Plaintiff owned land in Arapahoe County that it intended to develop as a car dealership and sell to an identified buyer. The Arapahoe County Board of County Commissioners (County) rezoned the land to prevent the development. Plaintiff sued, claiming the County’s zoning decision deprived it of its protected property interest without due process. The district court dismissed the case.
The Tenth Circuit affirmed, holding that plaintiff had failed to show a protected property interest; the development proposal was not final or vested. Under Colorado law, a property owner does not obtain a vested property right absent the approval of a site-specific development plan or the landowner’s substantial and detrimental reliance on representations and affirmative actions by the local government. Because neither condition was met, plaintiff’s claim of a protected property interest failed.
No. 10-1186. Chizzali v. Gindi (In re Gindi). 02/14/2011. Bankruptcy Appellate Panel. Judge Hartz. Automatic Stay—Pending Appeals in Colorado Court of Appeals—Likelihood of Success—Bank Balance Necessary for Effective Reorganization—Reluctant Application of Precedent Lifting Stay of Debtor’s Appeal of Judgment.

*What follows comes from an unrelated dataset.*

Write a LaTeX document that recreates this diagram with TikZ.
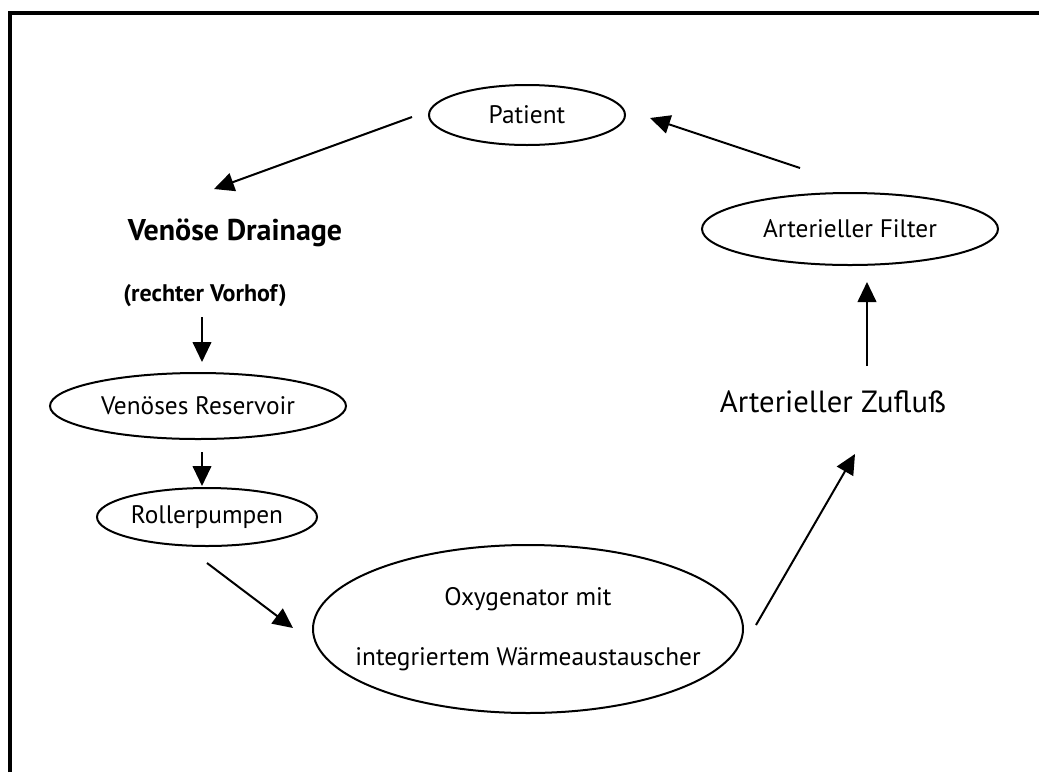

Chizzali sued his former business partner, Gindi. Both parties filed appeals to the Colorado Court of Appeals. Chizzali appealed two rulings: (1) an order declining to hold Gindi in contempt, and (2) an order setting aside the default of Gindi’s bank on a garnishment. Gindi appealed the state court’s judgment against him based on an arbitration award.
While the appeals were pending, Gindi filed a voluntary Chapter 11 bankruptcy petition. Chizzali sought relief from the automatic stay to pursue his appeal in the Colorado Court of Appeals, but the bankruptcy court refused to lift the stay. The bankruptcy court, however, agreed with Gindi’s argument that the stay did not apply to his appeal of the judgment against him.
Chizzali appealed to the Bankruptcy Appellate Panel (BAP), seeking to lift the stay of his appeals and to invoke Gindi’s stay. The BAP affirmed the bankruptcy court. The Tenth Circuit held that the automatic stay applied to Chizzali’s appeal of the state court’s refusal to hold Gindi in civil contempt.
On the entry-of-default issue concerning Gindi’s bank, the Circuit held that Chizzali did not show a likelihood of success on appeal to warrant lifting the stay, but he did show that he was entitled to have the stay lifted because Gindi had no equity in the bank account and Gindi failed to show that the money in the account was necessary to an effective Chapter 11 reorganization.
Finally, the Circuit followed precedent and held that the automatic stay does not apply to a debtor’s appeal of a judgment against him or her. The Circuit decided not to overrule that precedent because the Colorado Court of Appeals already had resolved the state appeal. The BAP’s decision was affirmed in part and reversed in part, and the case was remanded.